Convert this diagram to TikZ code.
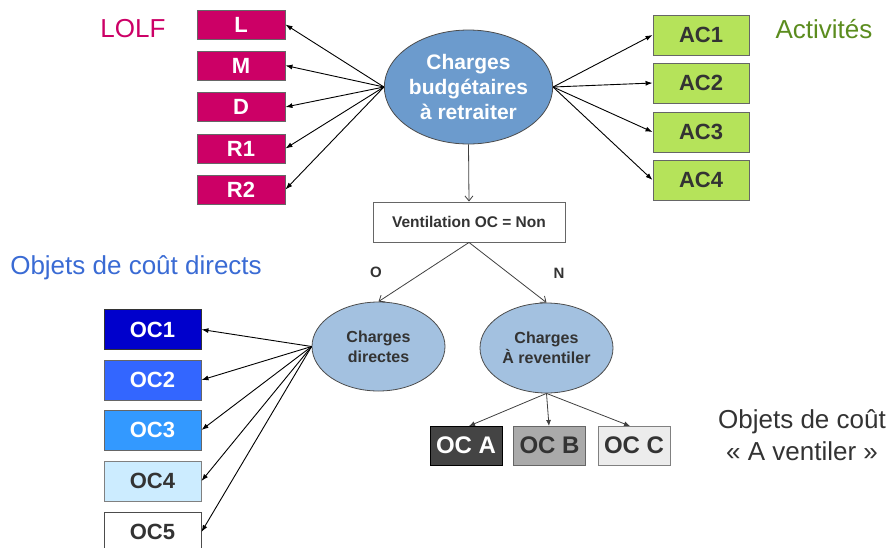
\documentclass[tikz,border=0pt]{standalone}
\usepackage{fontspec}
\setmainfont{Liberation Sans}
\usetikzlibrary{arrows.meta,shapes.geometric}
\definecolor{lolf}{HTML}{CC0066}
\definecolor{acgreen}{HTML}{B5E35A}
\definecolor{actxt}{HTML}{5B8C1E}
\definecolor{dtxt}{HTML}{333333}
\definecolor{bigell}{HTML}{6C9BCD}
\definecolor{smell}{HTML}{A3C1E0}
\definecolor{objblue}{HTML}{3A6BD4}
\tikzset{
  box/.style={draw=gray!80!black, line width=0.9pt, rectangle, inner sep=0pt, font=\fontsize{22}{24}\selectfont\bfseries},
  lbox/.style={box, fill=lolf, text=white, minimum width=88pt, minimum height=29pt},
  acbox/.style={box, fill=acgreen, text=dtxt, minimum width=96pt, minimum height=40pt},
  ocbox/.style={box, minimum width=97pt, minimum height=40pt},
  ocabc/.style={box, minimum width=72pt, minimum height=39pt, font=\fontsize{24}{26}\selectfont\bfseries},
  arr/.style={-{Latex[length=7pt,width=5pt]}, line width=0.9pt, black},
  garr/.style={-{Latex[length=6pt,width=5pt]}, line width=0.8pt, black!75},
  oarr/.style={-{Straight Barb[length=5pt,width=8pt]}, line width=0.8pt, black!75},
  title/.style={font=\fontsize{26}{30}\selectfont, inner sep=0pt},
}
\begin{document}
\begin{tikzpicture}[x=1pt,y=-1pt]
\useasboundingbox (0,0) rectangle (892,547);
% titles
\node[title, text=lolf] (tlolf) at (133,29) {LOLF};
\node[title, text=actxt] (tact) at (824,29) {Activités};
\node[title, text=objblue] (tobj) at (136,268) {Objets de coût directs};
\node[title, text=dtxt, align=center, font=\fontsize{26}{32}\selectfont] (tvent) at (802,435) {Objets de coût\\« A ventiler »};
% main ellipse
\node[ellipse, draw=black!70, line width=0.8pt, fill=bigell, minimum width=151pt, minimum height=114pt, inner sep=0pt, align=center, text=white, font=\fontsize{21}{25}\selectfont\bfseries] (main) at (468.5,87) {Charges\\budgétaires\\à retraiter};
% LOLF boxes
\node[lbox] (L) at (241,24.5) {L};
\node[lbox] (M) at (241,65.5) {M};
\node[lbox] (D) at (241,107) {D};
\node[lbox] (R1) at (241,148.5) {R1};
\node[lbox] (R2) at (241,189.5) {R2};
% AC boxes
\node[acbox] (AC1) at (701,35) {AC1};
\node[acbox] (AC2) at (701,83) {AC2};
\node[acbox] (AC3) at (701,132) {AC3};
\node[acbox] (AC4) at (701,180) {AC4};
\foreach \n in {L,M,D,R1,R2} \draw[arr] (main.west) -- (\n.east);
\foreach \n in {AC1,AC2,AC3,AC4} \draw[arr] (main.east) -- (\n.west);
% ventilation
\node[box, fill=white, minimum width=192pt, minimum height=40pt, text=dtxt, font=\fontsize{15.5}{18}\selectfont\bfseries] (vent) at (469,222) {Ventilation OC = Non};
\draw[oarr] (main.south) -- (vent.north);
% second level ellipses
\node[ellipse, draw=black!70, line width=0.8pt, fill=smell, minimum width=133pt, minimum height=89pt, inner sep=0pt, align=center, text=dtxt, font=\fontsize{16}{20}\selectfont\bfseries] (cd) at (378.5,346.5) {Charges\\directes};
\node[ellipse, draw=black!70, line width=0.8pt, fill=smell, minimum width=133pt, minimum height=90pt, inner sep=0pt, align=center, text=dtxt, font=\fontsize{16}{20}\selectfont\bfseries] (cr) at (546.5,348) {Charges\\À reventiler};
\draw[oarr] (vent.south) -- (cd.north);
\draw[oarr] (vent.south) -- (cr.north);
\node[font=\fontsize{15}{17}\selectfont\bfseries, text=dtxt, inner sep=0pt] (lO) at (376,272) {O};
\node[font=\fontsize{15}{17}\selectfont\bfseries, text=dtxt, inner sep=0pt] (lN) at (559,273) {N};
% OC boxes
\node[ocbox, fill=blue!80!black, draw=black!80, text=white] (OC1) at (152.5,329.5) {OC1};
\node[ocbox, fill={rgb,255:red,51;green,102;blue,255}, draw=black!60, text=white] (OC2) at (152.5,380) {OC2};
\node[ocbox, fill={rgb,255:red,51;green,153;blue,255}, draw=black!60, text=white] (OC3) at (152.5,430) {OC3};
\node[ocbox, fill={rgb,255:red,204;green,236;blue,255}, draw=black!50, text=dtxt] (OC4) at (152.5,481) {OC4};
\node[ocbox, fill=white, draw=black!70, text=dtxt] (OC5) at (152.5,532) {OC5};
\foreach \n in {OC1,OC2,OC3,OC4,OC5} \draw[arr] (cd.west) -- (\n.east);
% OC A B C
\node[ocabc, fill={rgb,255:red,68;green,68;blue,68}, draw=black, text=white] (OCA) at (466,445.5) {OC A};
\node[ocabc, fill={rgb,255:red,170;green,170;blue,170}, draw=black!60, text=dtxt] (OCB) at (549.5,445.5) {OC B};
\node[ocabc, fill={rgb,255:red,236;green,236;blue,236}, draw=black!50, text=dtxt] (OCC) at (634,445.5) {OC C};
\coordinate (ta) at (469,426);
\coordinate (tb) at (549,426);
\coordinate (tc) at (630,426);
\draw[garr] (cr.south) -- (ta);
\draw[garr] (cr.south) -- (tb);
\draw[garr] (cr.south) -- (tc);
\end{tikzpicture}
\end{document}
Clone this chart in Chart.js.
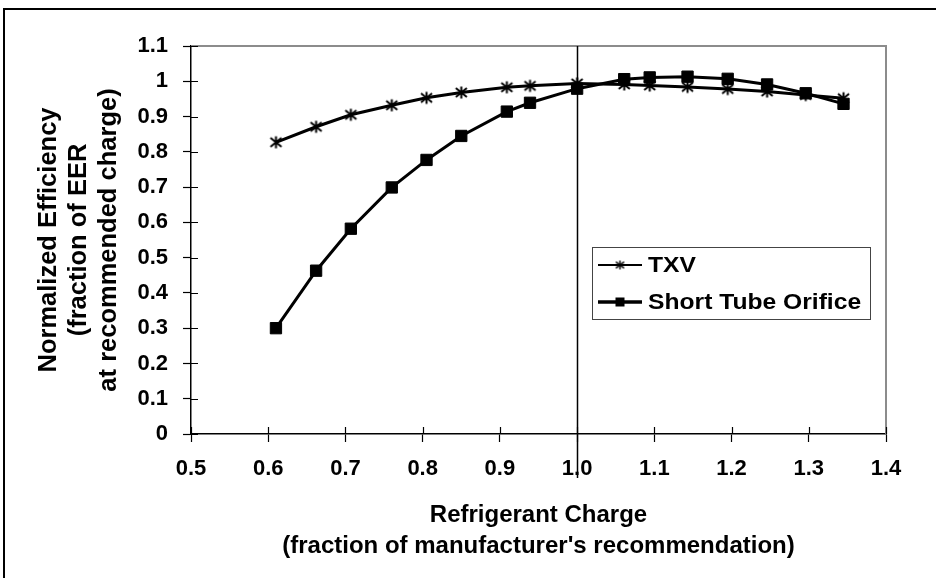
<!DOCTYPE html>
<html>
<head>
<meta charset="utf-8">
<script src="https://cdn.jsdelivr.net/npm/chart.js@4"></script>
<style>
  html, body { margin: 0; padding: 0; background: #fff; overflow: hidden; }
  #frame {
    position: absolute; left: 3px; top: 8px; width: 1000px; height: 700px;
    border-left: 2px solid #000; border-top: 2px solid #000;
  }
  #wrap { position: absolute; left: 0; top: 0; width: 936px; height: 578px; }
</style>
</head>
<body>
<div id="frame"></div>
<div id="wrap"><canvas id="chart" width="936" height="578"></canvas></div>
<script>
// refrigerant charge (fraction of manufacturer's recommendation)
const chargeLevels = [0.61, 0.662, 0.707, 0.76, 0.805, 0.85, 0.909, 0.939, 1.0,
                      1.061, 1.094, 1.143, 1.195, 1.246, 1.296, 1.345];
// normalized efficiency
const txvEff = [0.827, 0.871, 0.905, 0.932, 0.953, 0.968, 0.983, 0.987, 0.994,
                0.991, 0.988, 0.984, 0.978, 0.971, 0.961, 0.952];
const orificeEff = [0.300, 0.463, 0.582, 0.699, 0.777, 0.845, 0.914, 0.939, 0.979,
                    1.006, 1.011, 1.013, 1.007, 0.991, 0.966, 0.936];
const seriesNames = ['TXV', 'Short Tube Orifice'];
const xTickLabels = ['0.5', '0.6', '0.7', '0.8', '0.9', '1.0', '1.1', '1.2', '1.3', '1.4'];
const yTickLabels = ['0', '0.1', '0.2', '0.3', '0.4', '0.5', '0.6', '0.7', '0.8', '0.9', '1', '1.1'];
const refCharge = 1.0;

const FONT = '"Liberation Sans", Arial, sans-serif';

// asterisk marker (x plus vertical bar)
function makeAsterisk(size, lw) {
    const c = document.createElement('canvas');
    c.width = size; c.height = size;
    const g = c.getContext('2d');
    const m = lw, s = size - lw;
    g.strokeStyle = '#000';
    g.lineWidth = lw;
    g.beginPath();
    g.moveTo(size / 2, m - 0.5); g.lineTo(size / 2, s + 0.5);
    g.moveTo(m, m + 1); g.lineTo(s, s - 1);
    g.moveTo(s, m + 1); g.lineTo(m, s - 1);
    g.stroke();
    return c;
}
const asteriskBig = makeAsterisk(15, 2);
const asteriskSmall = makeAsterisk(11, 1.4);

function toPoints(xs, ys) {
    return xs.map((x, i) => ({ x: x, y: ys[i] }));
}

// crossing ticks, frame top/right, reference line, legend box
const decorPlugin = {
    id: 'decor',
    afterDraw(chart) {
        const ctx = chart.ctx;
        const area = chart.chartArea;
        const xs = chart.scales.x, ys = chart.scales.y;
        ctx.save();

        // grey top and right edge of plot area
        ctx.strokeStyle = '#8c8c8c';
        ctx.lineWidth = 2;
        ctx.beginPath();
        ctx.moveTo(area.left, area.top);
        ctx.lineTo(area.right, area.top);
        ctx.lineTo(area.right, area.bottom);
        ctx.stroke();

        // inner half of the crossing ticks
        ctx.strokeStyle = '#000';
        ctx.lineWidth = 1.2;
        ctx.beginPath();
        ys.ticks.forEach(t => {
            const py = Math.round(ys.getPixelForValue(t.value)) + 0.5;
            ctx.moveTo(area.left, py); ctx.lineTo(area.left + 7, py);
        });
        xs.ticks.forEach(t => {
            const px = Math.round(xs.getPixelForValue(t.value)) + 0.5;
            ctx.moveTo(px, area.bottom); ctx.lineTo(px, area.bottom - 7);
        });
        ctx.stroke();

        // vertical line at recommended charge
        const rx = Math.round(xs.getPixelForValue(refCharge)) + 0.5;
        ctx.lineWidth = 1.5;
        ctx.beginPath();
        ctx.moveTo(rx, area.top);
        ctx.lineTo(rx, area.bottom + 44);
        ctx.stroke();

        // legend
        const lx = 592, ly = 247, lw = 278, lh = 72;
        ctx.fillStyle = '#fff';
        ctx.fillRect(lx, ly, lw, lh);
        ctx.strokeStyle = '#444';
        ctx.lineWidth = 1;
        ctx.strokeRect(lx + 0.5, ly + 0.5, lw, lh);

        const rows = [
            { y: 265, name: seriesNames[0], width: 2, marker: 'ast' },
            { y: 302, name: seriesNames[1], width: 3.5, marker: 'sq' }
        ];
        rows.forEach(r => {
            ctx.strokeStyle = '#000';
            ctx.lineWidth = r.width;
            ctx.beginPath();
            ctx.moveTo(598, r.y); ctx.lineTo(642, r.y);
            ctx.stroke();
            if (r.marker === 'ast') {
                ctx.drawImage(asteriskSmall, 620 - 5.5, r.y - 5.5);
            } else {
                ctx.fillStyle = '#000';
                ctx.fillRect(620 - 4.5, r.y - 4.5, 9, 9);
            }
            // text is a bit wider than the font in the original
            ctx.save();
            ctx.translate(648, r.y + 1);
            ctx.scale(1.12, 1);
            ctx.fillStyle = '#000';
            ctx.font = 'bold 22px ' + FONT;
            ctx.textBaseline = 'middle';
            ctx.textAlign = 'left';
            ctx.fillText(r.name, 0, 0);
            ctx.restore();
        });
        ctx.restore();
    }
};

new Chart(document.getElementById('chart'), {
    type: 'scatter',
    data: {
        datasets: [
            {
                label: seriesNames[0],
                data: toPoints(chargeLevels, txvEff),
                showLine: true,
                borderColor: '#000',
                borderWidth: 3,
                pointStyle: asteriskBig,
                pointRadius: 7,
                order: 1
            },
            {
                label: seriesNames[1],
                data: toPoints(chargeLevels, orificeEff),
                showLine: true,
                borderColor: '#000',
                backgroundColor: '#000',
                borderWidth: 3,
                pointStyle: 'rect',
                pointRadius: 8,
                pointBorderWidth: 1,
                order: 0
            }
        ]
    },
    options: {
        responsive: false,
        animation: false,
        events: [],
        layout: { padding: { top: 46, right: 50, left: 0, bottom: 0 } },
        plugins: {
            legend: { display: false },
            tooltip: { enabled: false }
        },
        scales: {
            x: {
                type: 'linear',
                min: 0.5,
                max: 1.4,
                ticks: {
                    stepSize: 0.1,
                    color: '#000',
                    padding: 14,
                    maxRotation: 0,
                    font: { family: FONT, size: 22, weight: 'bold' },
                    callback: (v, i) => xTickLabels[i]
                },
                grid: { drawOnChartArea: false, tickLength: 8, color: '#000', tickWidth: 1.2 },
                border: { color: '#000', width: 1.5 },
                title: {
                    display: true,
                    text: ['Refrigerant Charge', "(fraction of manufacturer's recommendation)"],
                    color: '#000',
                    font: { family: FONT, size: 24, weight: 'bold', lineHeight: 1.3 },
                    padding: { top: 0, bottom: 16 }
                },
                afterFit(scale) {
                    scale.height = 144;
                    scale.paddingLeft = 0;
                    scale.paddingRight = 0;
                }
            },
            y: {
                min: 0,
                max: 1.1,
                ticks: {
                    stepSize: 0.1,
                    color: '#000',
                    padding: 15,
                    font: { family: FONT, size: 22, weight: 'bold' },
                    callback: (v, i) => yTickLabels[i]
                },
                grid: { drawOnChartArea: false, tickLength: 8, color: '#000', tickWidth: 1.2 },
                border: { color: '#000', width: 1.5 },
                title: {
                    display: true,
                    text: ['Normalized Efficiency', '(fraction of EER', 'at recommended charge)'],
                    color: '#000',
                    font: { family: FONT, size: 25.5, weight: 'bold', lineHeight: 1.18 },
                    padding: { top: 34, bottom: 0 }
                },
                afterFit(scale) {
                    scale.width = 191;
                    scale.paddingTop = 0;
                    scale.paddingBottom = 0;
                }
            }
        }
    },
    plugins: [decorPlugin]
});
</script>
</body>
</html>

---*---

▶ _What you will do_
Out of the records, collect only those lines that contain the string "this".

▶ _Answer to the problem_
Convert this diagram to TikZ code.
Clone this chart in Chart.js.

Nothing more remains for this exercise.